Air India faces disruptions as crash prompts deeper checks and flight delays
News

News

Air India faces disruptions as crash prompts deeper checks and flight delays

2025-06-19 06:55 Last Updated At:07:00

NEW DELHI (AP) — Air India is facing disruptions following last week’s fatal crash as additional safety inspections on its Dreamliner fleet have led to flight delays, cancellations and growing passenger anxiety.

India’s aviation safety regulator ordered deeper checks on Boeing 787 aircrafts operated by the airline soon after its London-bound flight crashed during take-off in Ahmedabad city June 12, killing at least 270 people, including 241 passengers and crew.

The precautionary inspections, as well as the closure of airspace in some Middle Eastern countries, have strained Air India operations across domestic and international routes.

Since the crash, Air India has cancelled operations for 83 wide-body flights, including 66 Dreamliners, according to data shared by the Directorate General of Civil Aviation, India’s aviation safety regulator.

In a statement late Wednesday, Air India said wide-body aircraft service would remain curtailed by 15% until mid-July because of the unfolding conflict in the Middle East and the additional inspections. The airline said it would inform affected passengers and try to accommodate them with alternate flights. The “curtailments are a painful measure to take, but are necessary,” the airline said.

The airline is performing an even greater number of checks than required, which has had a cascading impact on operations, a company executive familiar with the matter said on condition of anonymity as he wasn’t authorized to speak to the media. The airline said in its statement that it has decided to also inspect all of its Boeing 777 airplanes in its fleet even though that model wasn't involved in the crash.

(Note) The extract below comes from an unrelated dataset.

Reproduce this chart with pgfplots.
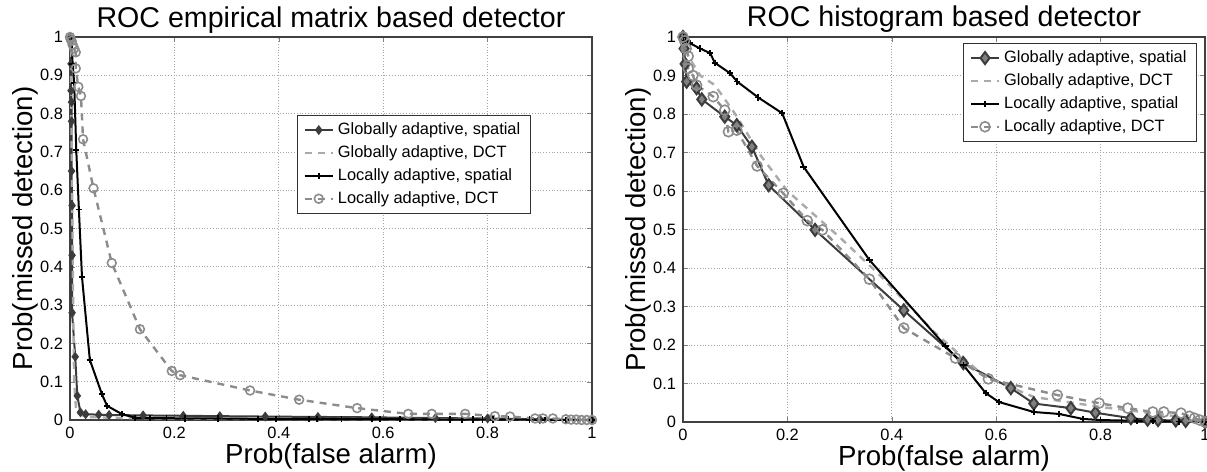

The cuts in the flight schedule will allow Air India to keep more planes in reserve to deal with any unplanned disruptions.

The company on Tuesday announced the cancellation of multiple flights, including one from Ahmedabad to London Gatwick. Another from Delhi to Paris was cancelled when a mandatory pre-flight check raised an issue, the airline said in a statement. The issue was not identified.

In a statement Tuesday, the aviation directorate said surveillance conducted on Air India’s Dreamliner fleet so far has found no “major safety concerns.”

The aircrafts and their associated maintenance systems were found to be compliant with existing safety standards, the directorate said, adding that of the 33 planes, 24 have completed the inspections, while four were undergoing long-term maintenance. The rest were expected to finish the safety checks soon.

The regulator advised the airline to “strictly adhere to regulations," and asked it to strengthen internal coordination across engineering, operations and ground handling units and ensure adequate availability of spares to mitigate flight delays.

Experts from India’s Aircraft Accident Investigation Bureau are probing the crash with assistance from the U.K., the U.S. and officials from Boeing.

Some aviation experts see the crash as a temporary setback for Air India as it transforms from a financially troubled state-owned carrier to a privately owned company with ambitions for broad expansion.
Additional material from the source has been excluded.